There was some interesting sector rotation during the quarter. Financial stocks, which were weak earlier in the year, significantly outperformed utility stocks, which prior to the third quarter, were strong performers. It is not difficult to understand the divergence. If the prediction of higher interest rates finally becomes reality, banks will benefit from increased profit margins. Conversely, utility and other so-called safe haven sectors will be victimized by the higher rates. The anticipation of higher rates also hurt the bond market. The Barclays U.S. aggregate bond index advanced by just .46% for the quarter, after an impressive (and largely surprising) performance through the second quarter. The fact that the bond market didn’t turn in an even worse quarter is a testament to the fact that global central bankers, notably in Japan and Europe, remain extremely accommodative. Nowhere was the “easy money” policy more striking than in the decisions by numerous developed countries to use negative interest rates in the attempt to stimulate their economies.

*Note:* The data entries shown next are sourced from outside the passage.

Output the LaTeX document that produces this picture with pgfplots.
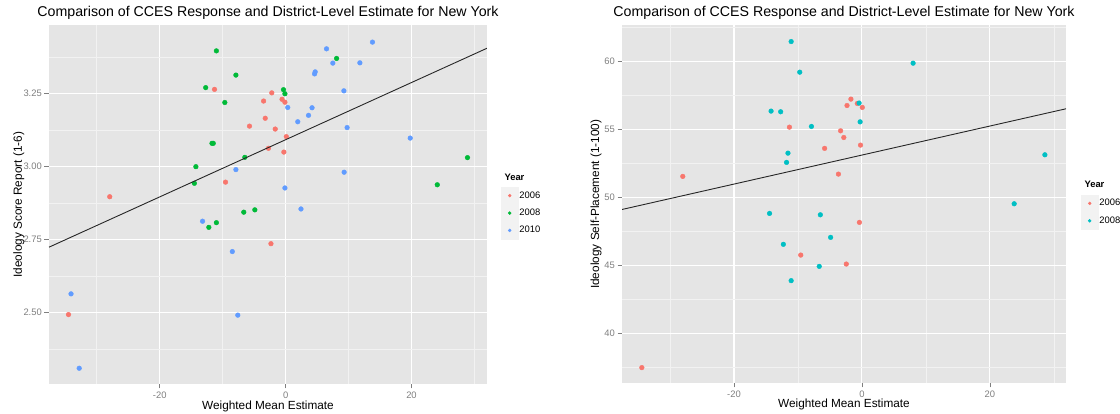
\documentclass[border=0pt]{standalone}
\usepackage{fontspec}
\setmainfont{Liberation Sans}
\usepackage{pgfplots}
\pgfplotsset{compat=1.18}

\definecolor{panelbg}{HTML}{E5E5E5}
\definecolor{minorgrid}{HTML}{F2F2F2}
\definecolor{tickgray}{HTML}{7F7F7F}
\definecolor{keybg}{HTML}{F2F2F2}
\definecolor{hueR}{HTML}{F8766D}
\definecolor{hueG}{HTML}{00BA38}
\definecolor{hueB}{HTML}{619CFF}
\definecolor{hueC}{HTML}{00BFC4}

\pgfplotsset{
  ggpanel/.style={
    scale only axis,
    axis background/.style={fill=panelbg},
    axis line style={draw=none},
    grid=both,
    major grid style={white, line width=1.1pt},
    minor grid style={minorgrid, line width=0.7pt},
    tick style={tickgray, line width=0.6pt},
    tick align=outside,
    major tick length=4.5pt,
    minor tick length=0pt,
    xtick pos=bottom, ytick pos=left,
    ticklabel style={font=\fontsize{9.4}{11}\selectfont, text=tickgray},
    yticklabel style={inner sep=2.5pt},
    /pgf/number format/assume math mode=true,
    title style={font=\fontsize{14.2}{16}\selectfont, at={(axis description cs:0.5,1)}, anchor=base, yshift=2.8pt},
    xlabel style={font=\fontsize{11.8}{13}\selectfont, at={(axis description cs:0.5,0)}, anchor=base, yshift=-26pt},
    ylabel style={font=\fontsize{11.8}{13}\selectfont},
    clip mode=individual,
    legend style={draw=none, fill=none, inner sep=0pt, outer sep=0pt,
      row sep=0pt, column sep=0pt, font=\fontsize{9.4}{11}\selectfont,
      nodes={inner xsep=1pt, inner ysep=0pt, anchor=west}},
    legend cell align=left,
    legend image code/.code={
      \fill[keybg] (0pt,-8.5pt) rectangle (17pt,8.5pt);
      \fill (8.5pt,0pt) circle (1.5pt);
    },
  },
  pts/.style={only marks, mark=*, color=#1, mark size=2.35pt, mark options={draw=none, fill=#1}},
}

\begin{document}
\begin{tikzpicture}[x=1pt,y=1pt]
\useasboundingbox (0,0) rectangle (1120,414);

% Ideology score (1-6) against the weighted mean estimate
\begin{axis}[ggpanel,
  at={(49pt,30pt)}, anchor=south west,
  width=438pt, height=358.5pt,
  xmin=-37.6, xmax=32.0, ymin=2.255, ymax=3.484,
  xtick={-20,0,20}, xticklabels={-20,0,20},
  minor xtick={-30,-10,10,30},
  ytick={2.5,2.75,3,3.25}, yticklabels={2.50,2.75,3.00,3.25},
  minor ytick={2.375,2.625,2.875,3.125,3.375},
  title={Comparison of CCES Response and District-Level Estimate for New York},
  xlabel={Weighted Mean Estimate},
  ylabel={Ideology Score Report (1-6)},
  ylabel style={at={([xshift=-27pt]axis description cs:0,0.5)}, anchor=base},
  legend style={at={(axis description cs:1.032,0.5496)}, anchor=north west},
]
\addplot[pts=hueR] coordinates {
  (-34.5,2.493) (-27.95,2.897) (-11.3,3.265) (-2.2,3.253) (-3.5,3.225)
  (-0.57,3.231) (-0.11,3.221) (-3.24,3.166) (-5.74,3.139) (-1.65,3.129)
  (0.11,3.103) (-2.73,3.063) (-0.28,3.050) (-9.55,2.947) (-2.33,2.736)
};
\addlegendentry{2006}
\addplot[pts=hueG] coordinates {
  (-11.0,3.397) (-7.9,3.314) (-12.7,3.271) (-9.66,3.220) (-0.34,3.264)
  (-0.11,3.250) (-11.7,3.080) (-11.5,3.080) (-6.48,3.032) (-14.26,3.000)
  (-14.5,2.943) (-6.65,2.844) (-4.89,2.852) (-11.0,2.808) (-12.2,2.792)
  (8.1,3.371) (24.1,2.938) (28.9,3.031)
};
\addlegendentry{2008}
\addplot[pts=hueB] coordinates {
  (-34.1,2.564) (-32.8,2.309) (-7.6,2.491) (-8.47,2.709) (-13.2,2.813)
  (-7.9,2.990) (-0.11,2.927) (2.44,2.855) (0.34,3.203) (1.93,3.154)
  (3.64,3.176) (4.2,3.202) (4.6,3.318) (4.7,3.325) (6.5,3.404)
  (7.5,3.355) (11.8,3.356) (13.8,3.427) (9.26,3.260) (9.77,3.134)
  (9.3,2.981) (19.8,3.098)
};
\addlegendentry{2010}
% fitted line
\addplot[forget plot, black!85, line width=0.9pt] coordinates {(-37.6,2.724) (32.0,3.406)};
\end{axis}
\node[anchor=base west, font=\fontsize{9.4}{11}\selectfont\bfseries] at (501,233.3) {Year};

% Self-placement (1-100) against the weighted mean estimate
\begin{axis}[ggpanel,
  at={(622pt,31pt)}, anchor=south west,
  width=444pt, height=357.5pt,
  xmin=-37.5, xmax=31.9, ymin=36.35, ymax=62.62,
  xtick={-20,0,20}, xticklabels={-20,0,20},
  minor xtick={-30,-10,10,30},
  ytick={40,45,50,55,60}, yticklabels={40,45,50,55,60},
  minor ytick={37.5,42.5,47.5,52.5,57.5,62.5},
  title={Comparison of CCES Response and District-Level Estimate for New York},
  xlabel={Weighted Mean Estimate},
  ylabel={Ideology Self-Placement (1-100)},
  ylabel style={at={([xshift=-23pt]axis description cs:0,0.5)}, anchor=base},
  xlabel style={yshift=1pt},
  legend style={at={(axis description cs:1.0338,0.5268)}, anchor=north west},
]
\addplot[pts=hueR] coordinates {
  (-34.4,37.48) (-28.0,51.53) (-11.33,55.15) (-1.72,57.21) (-2.33,56.74)
  (-0.72,56.89) (0.06,56.60) (-3.33,54.88) (-2.83,54.39) (-5.83,53.59)
  (-0.22,53.83) (-3.67,51.70) (-0.39,48.15) (-9.56,45.75) (-2.44,45.09)
};
\addlegendentry{2006}
\addplot[pts=hueC] coordinates {
  (-11.06,61.44) (-9.72,59.19) (8.0,59.85) (-14.2,56.33) (-12.7,56.28)
  (-7.89,55.20) (-0.44,56.92) (-0.28,55.54) (-11.56,53.24) (-11.78,52.56)
  (28.6,53.12) (23.8,49.52) (-14.44,48.81) (-6.5,48.71) (-4.89,47.05)
  (-12.28,46.54) (-6.67,44.92) (-11.06,43.87)
};
\addlegendentry{2008}
% fitted line
\addplot[forget plot, black!85, line width=0.9pt] coordinates {(-37.5,49.1) (31.9,56.5)};
\end{axis}
\node[anchor=base west, font=\fontsize{9.4}{11}\selectfont\bfseries] at (1081,226) {Year};
\end{tikzpicture}
\end{document}
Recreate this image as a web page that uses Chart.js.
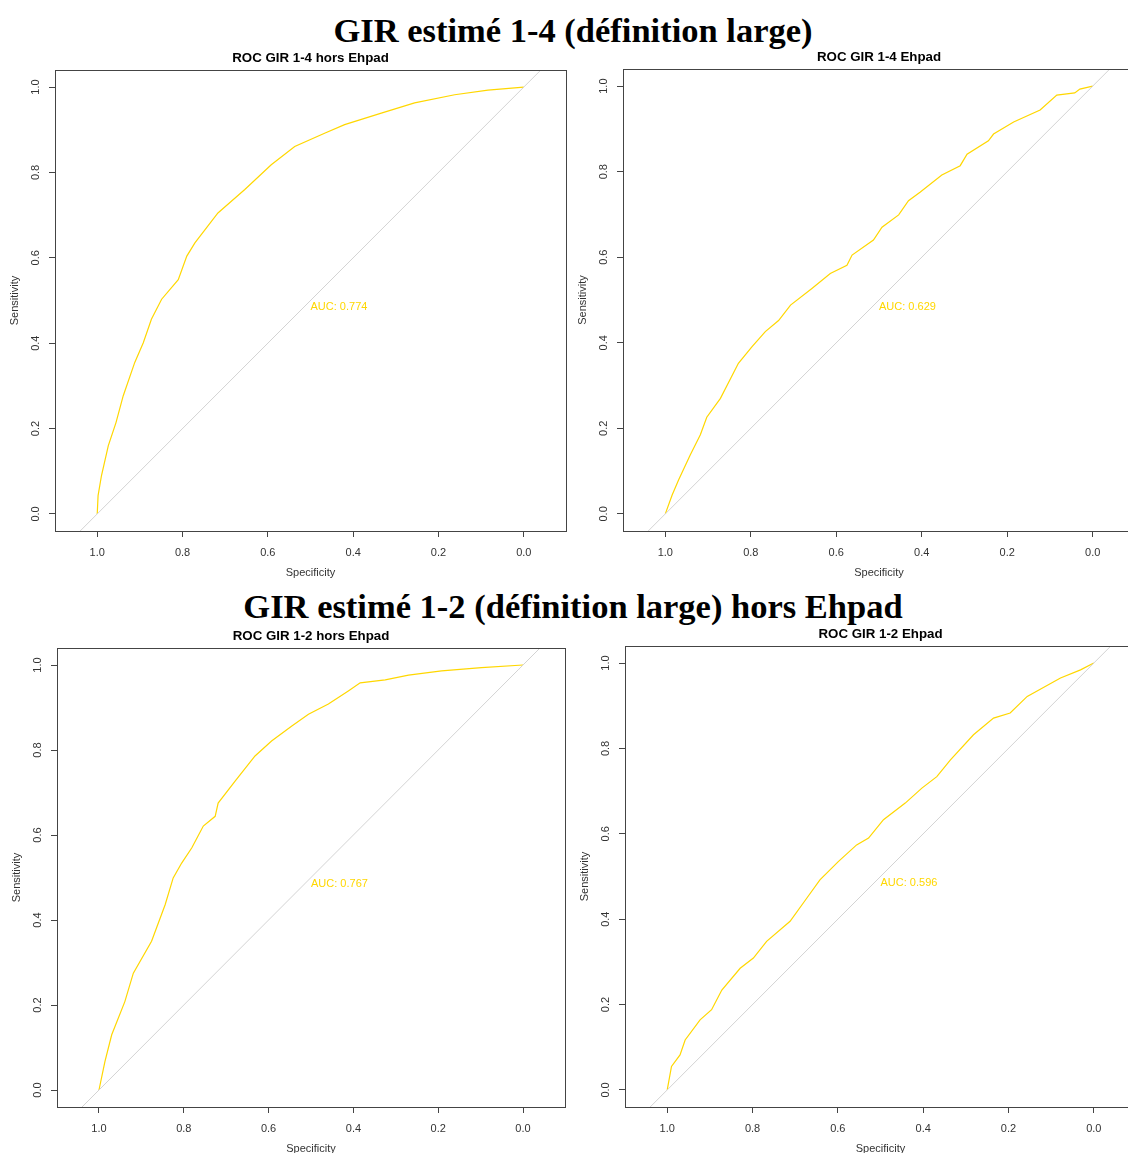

That policy stands in contrast to the current interest rate environment in the U.S., where the Federal Reserve appears to be moving closer to a .25% increase in the discount rate. The rate increase (should it happen) will be made possible by steady, though unspectacular, improvement in the U.S. economy during the quarter. In fact, recession worries from earlier this year, brought on by fears of a major slowdown in China and other emerging markets, have lessened. So have concerns about the potentially deflationary signal created by the collapse in energy prices. The Brexit vote in late June caught the markets by surprise but after an initial selloff, they quickly stabilized. While the longer range effects remain to be seen, the ability of global equity markets to shrug off the vote is another indication of just how resilient the market has been.
The reemergence of fear over any one of these factors is not out of the question. Nor is a late reaction to upcoming election. The market has impressively discounted the possibility of any adversity stemming from the strangest presidential election that any of us has ever experienced.
Will the equity markets, in the face of all the uncertainty, continue to advance? On the basis of traditional price-to-earnings ratios, U.S. equities appear to be fully priced. The valuations would be far more problematic if interest rates were not unprecedentedly low. While an increase in the discount rate looks increasingly likely, interest rates will most likely remain at historically very low levels for the foreseeable future. We are bracing for an increase in volatility and we remain cautious about the stock market in the near term. As long as interest rates don’t spike higher, however, we don’t anticipate making significant changes to our portfolio allocations.